Assessment of Goodwill and Intangible Assets
Our indefinite-lived assets include Goodwill and Intangible Assets resulting from the acquisition of PPLS. Goodwill represents the purchase price in excess of fair values assigned to the underlying identifiable net assets of the acquired business. Goodwill and Intangible Assets are reviewed annually for impairment unless circumstances dictate the need for more frequent assessment.

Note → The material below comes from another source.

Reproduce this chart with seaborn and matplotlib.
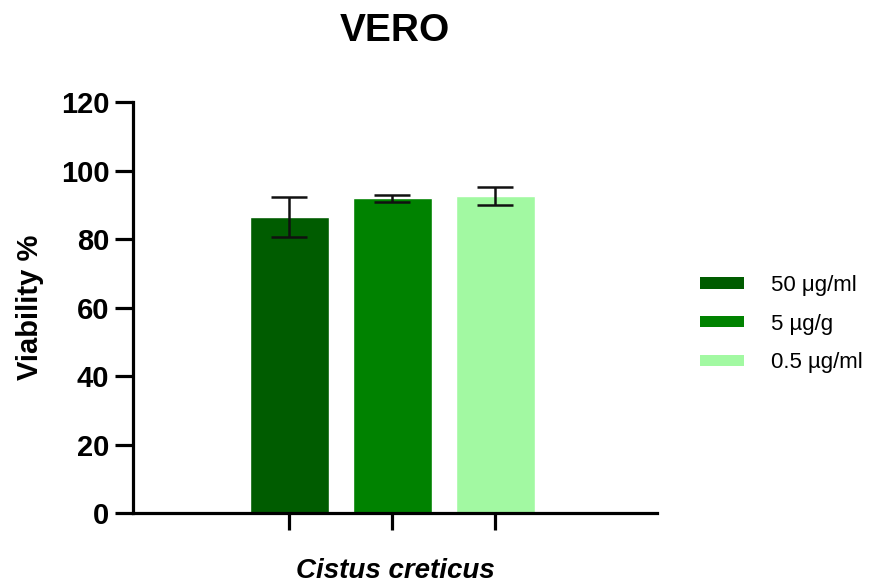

In performing impairment tests for our Goodwill in 2024, in accordance with ASC 350 - Intangibles - Goodwill and Other, we opted to complete a quantitative assessment at the PPLS level as opposed to relying on a qualitative assessment as permitted in the guidance. This quantitative assessment required that the estimated fair value of PPLS' net assets, including Goodwill, be calculated and compared to the carrying amount. If that estimated fair value is in excess of the carrying amount, no impairment is recognized. We performed this assessment as of December 31, 2025. We estimated the fair value of the net assets tested using a discounted cash flow model. The income-based approach required significant judgment to estimate future cash flows, including revenue growth inclusive of long-term growth rate assumptions and the discount rate. Significant changes in our estimates and assumptions could affect our fair value calculations. Our estimate of fair value exceeded the carrying amount and therefore resulted in no impairment.
Going Concern
Our evaluation of our ability to continue as a going concern requires us to evaluate our future sources and uses of cash sufficient to fund our currently expected operations in conducting research and development activities one year from the date our consolidated financial statements are issued. We evaluate the probability associated with each source and use of cash resources in making our going concern determination. The research and development of our diagnostic tests and therapeutic products are inherently subject to uncertainty.
Off-Balance Sheet Arrangements
We do not engage in transactions that generate relationships with unconsolidated entities or financial partnerships, such as entities often referred to as structured finance or special purpose entities, as a part of our ongoing business. Accordingly, we did not have any off-balance sheet arrangements during any of the periods presented.